Grâce à des algorithmes complexes, les PMS peuvent prédire l'évolution de l'état des chaussées et proposer des stratégies d'intervention optimales. Ils permettent ainsi de planifier les travaux au meilleur moment, maximisant le rapport coût-efficacité des investissements.

Ces systèmes offrent également une vision globale du réseau routier, facilitant la prise de décision et la communication avec les élus et le public. Ils constituent un outil précieux pour justifier les budgets d'entretien et démontrer l'impact des investissements sur le long terme.

Techniques d'auscultation non destructives

L'évaluation régulière de l'état des chaussées est cruciale pour une gestion efficace du réseau routier. Les techniques d'auscultation non destructives permettent de collecter des données précises sur l'état des routes sans les endommager. Parmi les méthodes les plus courantes, on trouve :

  • Le relevé de dégradations de surface par caméra haute définition
  • La mesure de l'uni longitudinal et transversal
  • L'évaluation de l'adhérence par différentes méthodes (pendule SRT, SCRIM, etc.)
  • La déflexion sous charge (poutre Benkelman, déflectographe)
  • Le géoradar pour l'analyse des couches de chaussée

Ces techniques permettent d'obtenir une cartographie précise de l'état du réseau, identifiant les zones nécessitant une intervention prioritaire.
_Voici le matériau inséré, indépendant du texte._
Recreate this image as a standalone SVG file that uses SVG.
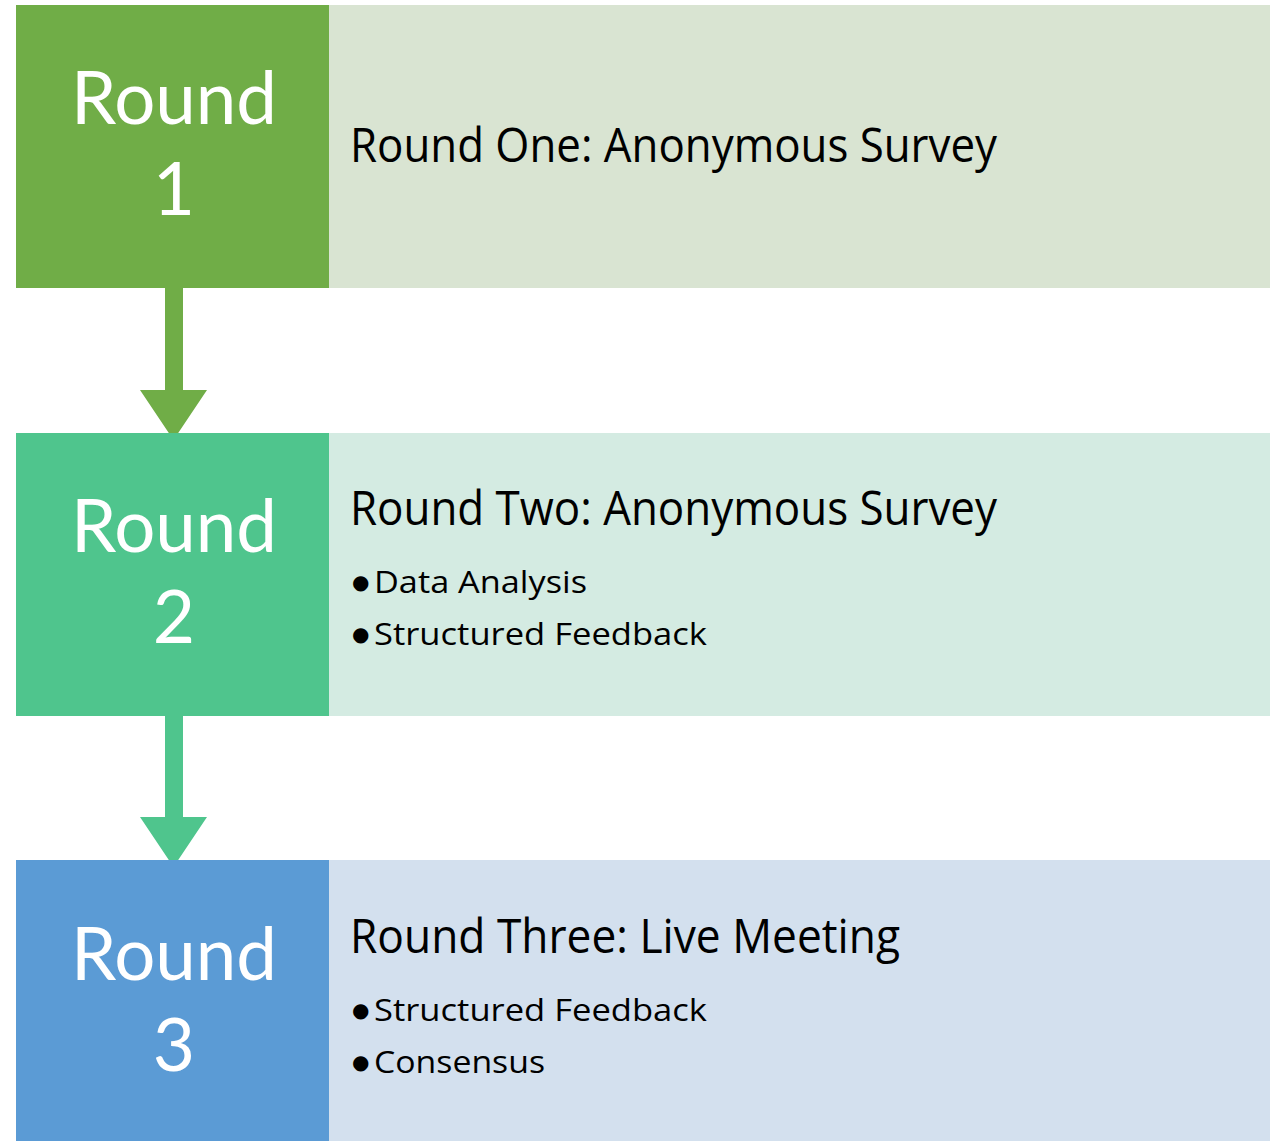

Les données collectées alimentent les systèmes de gestion de patrimoine, permettant une planification optimale des travaux d'entretien.

Stratégies d'entretien préventif des chaussées

L'entretien préventif des chaussées vise à intervenir de manière proactive, avant l'apparition de dégradations importantes. Cette approche permet de prolonger significativement la durée de vie des routes tout en réduisant les coûts globaux d'entretien. Les principales techniques d'entretien préventif incluent :

1. Le scellement de fissures pour empêcher l'infiltration d'eau

2. L'application d'enduits superficiels pour restaurer l'étanchéité et l'adhérence

3. Le micro-fraisage pour corriger les défauts d'uni superficiels

4. Les couches de roulement minces pour renouveler la surface

Ces interventions, relativement peu coûteuses, permettent de retarder le besoin de réhabilitations lourdes. Une stratégie d'entretien préventif bien planifiée peut réduire jusqu'à 50% les coûts d'entretien sur le cycle de vie d'une route.

Impact environnemental et durabilité des routes modernes

La construction et l'exploitation des infrastructures routières ont un impact significatif sur l'environnement. Les approches modernes visent à minimiser cet impact tout en améliorant la durabilité des routes.

Analyse du cycle de vie des infrastructures routières

L'analyse du cycle de vie (ACV) est un outil puissant pour évaluer l'impact environnemental global d'une infrastructure routière, de sa construction à sa fin de vie. Cette approche prend en compte :

  • L'extraction et la production des matériaux
  • Le transport et la mise en œuvre
  • L'entretien et la réhabilitation
  • La fin de vie (démolition, recyclage)

L'ACV permet de comparer différentes options de conception et de choisir les solutions les plus durables. Elle met souvent en évidence l'importance de la phase d'exploitation, qui peut représenter jusqu'à 80% de l'impact environnemental total d'une route sur sa durée de vie.

Cette approche encourage l'utilisation de matériaux recyclés, de techniques à faible émission de CO2 et la conception de structures plus durables nécessitant moins d'entretien.

Techniques de réduction des îlots de chaleur urbains

Les routes contribuent significativement au phénomène d'îlot de chaleur urbain, en absorbant et restituant la chaleur. Pour atténuer cet effet, plusieurs techniques sont mises en œuvre :

1. L'utilisation de revêtements clairs à fort albédo, qui réfléchissent une plus grande partie du rayonnement solaire

2. L'intégration de végétation le long des routes (arbres d'alignement, noues végétalisées)

3. L'emploi de matériaux poreux permettant l'évaporation de l'eau

4. La mise en place de systèmes de rafraîchissement par évaporation

Ces solutions peuvent réduire la température de surface des chaussées de plusieurs degrés, améliorant le confort thermique en milieu urbain et réduisant les besoins en climatisation des bâtiments environnants.

Gestion écologique des eaux de ruissellement routières

Les eaux de ruissellement des routes sont une source importante de pollution des milieux naturels. La gestion écologique de ces eaux vise à réduire leur volume et à améliorer leur qualité avant rejet dans l'environnement. Les principales approches incluent :

  • La création de noues et de bassins de rétention végétalisés
  • L'utilisation de revêtements perméables
  • La mise en place de systèmes de bio-filtration
  • L'intégration de zones humides artificielles

Ces solutions permettent non seulement de traiter les pollutions, mais aussi de réduire les risques d'inondation et de recharger les nappes phréatiques. Elles contribuent également à la création d'habitats pour la biodiversité et à l'amélioration du cadre de vie.

En conclusion, la gestion écologique des eaux pluviales s'inscrit dans une approche globale de conception durable des infrastructures routières, visant à minimiser leur impact environnemental tout en maximisant leurs bénéfices pour la société.